• **Given request**: Using the entries shown below, output the line containing "Generate a Python", the line containing "import plotly.graph_objects as go", and every line between them, exactly. Pictures are omitted.

• **Entries**:
============================================================

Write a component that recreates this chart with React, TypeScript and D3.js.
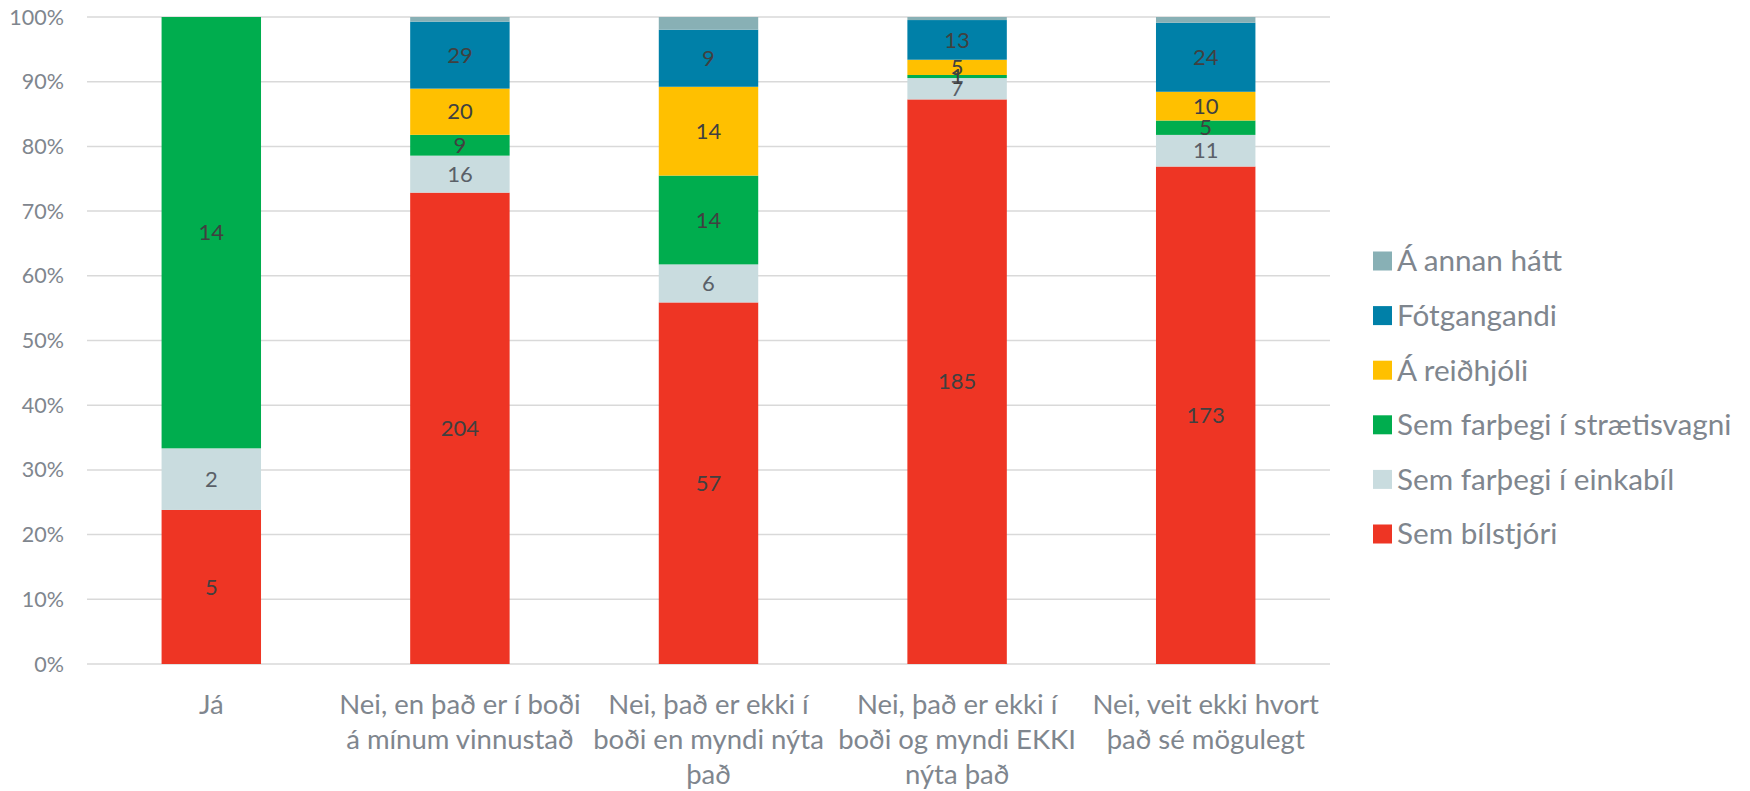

============================================================

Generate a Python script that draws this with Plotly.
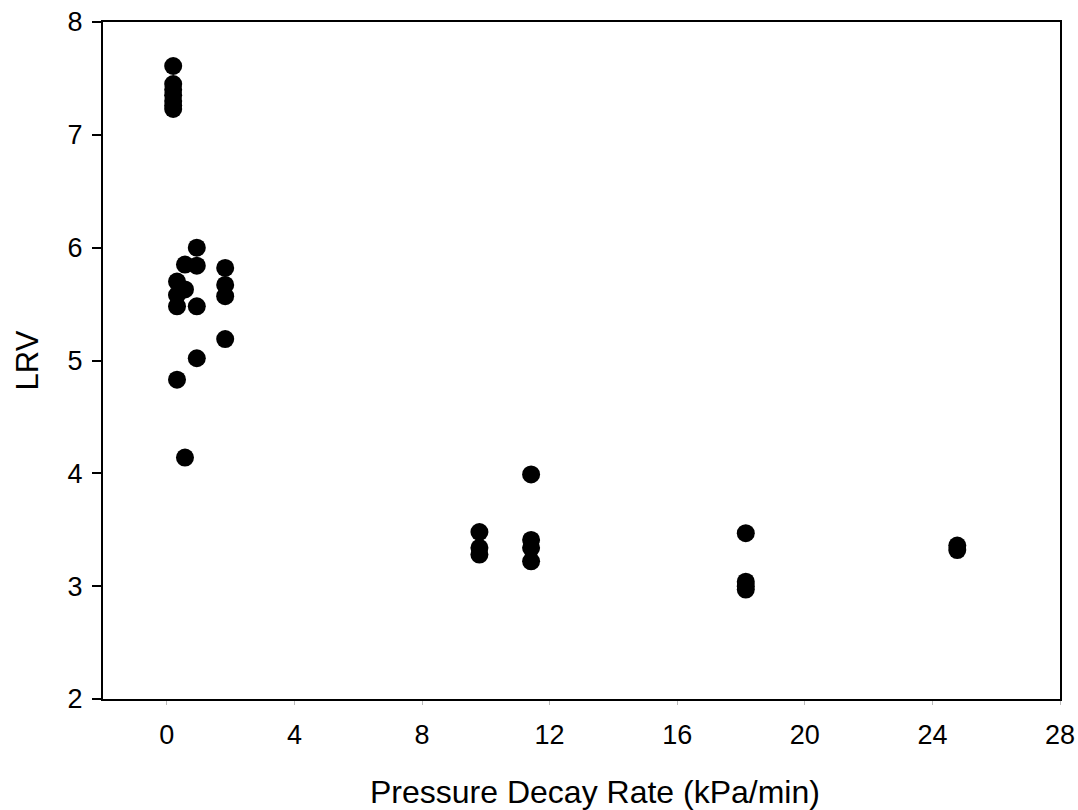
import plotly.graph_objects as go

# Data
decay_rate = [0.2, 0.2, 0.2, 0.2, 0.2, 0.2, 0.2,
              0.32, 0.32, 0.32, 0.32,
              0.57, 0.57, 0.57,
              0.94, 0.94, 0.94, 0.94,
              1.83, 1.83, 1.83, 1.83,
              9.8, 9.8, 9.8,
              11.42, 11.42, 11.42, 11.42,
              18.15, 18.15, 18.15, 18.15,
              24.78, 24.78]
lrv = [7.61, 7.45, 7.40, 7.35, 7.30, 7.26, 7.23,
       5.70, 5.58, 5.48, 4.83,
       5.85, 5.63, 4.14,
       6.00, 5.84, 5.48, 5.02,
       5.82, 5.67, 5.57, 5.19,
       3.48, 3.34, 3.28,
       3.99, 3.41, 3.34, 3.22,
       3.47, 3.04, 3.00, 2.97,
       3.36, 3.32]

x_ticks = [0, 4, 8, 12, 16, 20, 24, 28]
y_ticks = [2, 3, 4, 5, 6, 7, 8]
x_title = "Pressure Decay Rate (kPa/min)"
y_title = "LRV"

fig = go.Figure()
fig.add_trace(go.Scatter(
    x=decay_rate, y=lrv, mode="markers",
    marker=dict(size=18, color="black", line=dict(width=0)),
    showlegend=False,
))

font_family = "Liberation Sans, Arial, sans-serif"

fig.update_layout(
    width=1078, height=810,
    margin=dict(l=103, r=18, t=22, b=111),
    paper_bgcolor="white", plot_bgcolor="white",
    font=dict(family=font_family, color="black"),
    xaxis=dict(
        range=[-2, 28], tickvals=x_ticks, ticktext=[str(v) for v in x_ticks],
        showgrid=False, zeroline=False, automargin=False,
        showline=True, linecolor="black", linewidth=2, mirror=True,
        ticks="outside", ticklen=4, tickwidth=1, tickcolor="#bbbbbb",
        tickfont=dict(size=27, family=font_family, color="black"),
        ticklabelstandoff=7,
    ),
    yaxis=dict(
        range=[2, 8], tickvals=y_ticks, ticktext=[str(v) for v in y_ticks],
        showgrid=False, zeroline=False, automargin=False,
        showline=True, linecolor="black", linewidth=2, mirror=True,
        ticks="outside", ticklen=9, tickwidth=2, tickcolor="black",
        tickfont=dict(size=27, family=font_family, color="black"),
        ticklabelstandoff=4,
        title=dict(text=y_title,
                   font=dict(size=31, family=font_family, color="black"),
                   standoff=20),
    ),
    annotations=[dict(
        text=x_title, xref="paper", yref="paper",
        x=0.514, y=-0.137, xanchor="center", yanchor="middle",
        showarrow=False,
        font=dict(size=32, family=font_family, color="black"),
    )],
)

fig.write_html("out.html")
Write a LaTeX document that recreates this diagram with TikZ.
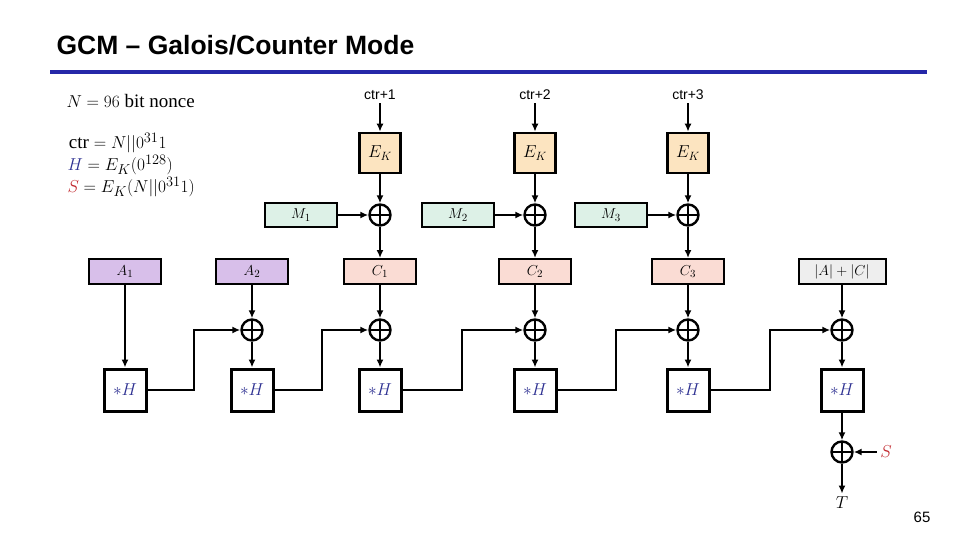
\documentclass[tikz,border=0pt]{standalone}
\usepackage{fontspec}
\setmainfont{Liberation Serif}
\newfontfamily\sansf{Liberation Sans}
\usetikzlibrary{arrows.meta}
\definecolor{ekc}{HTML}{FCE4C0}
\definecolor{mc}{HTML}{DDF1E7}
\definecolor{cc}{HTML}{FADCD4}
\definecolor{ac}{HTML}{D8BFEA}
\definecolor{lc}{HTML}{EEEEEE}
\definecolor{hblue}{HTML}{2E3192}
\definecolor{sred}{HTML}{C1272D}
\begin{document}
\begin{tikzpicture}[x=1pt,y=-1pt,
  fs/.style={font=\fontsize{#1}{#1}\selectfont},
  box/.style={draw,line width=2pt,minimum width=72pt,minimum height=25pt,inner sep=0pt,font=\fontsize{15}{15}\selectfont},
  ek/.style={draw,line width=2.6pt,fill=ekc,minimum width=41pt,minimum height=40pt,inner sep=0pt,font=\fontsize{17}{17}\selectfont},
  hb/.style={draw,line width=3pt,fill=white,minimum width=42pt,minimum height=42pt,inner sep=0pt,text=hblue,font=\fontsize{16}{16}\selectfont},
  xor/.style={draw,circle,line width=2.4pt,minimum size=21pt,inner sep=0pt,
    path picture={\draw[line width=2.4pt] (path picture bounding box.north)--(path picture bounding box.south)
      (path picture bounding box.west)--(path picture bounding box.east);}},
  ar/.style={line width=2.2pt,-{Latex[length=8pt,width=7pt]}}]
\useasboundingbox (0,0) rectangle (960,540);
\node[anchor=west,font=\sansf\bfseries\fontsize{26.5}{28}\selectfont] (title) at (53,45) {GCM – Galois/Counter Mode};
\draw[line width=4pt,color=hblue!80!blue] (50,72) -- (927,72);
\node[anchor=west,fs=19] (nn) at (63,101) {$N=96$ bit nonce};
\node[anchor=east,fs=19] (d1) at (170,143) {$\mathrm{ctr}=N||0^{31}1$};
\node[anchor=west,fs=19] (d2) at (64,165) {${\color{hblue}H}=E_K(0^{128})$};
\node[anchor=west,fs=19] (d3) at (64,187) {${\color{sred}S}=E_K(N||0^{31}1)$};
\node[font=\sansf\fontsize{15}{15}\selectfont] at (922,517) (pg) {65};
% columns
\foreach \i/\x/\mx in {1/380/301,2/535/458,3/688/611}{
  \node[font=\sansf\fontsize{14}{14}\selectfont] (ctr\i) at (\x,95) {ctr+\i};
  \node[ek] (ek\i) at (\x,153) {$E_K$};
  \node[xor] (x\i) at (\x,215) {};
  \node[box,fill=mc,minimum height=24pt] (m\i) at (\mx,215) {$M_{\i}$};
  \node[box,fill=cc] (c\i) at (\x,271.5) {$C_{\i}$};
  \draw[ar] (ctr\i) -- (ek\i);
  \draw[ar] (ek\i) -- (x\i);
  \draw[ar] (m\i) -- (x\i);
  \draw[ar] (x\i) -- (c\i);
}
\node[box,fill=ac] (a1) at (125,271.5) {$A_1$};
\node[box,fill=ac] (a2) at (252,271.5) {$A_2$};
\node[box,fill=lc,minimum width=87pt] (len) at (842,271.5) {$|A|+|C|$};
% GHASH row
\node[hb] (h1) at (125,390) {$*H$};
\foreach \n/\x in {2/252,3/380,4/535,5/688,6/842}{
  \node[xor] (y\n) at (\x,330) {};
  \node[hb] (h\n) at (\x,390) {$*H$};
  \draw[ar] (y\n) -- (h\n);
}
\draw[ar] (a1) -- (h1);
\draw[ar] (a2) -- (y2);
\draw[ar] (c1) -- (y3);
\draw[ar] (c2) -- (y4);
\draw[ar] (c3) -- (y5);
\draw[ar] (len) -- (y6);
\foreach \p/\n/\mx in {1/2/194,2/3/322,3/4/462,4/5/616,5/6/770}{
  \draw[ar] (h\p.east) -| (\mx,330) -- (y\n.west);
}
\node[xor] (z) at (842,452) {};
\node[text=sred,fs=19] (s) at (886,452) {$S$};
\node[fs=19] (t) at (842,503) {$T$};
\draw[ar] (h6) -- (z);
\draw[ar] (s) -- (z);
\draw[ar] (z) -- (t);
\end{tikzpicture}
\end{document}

============================================================

• **Exercise response**:
Generate a Python script that draws this with Plotly.
import plotly.graph_objects as go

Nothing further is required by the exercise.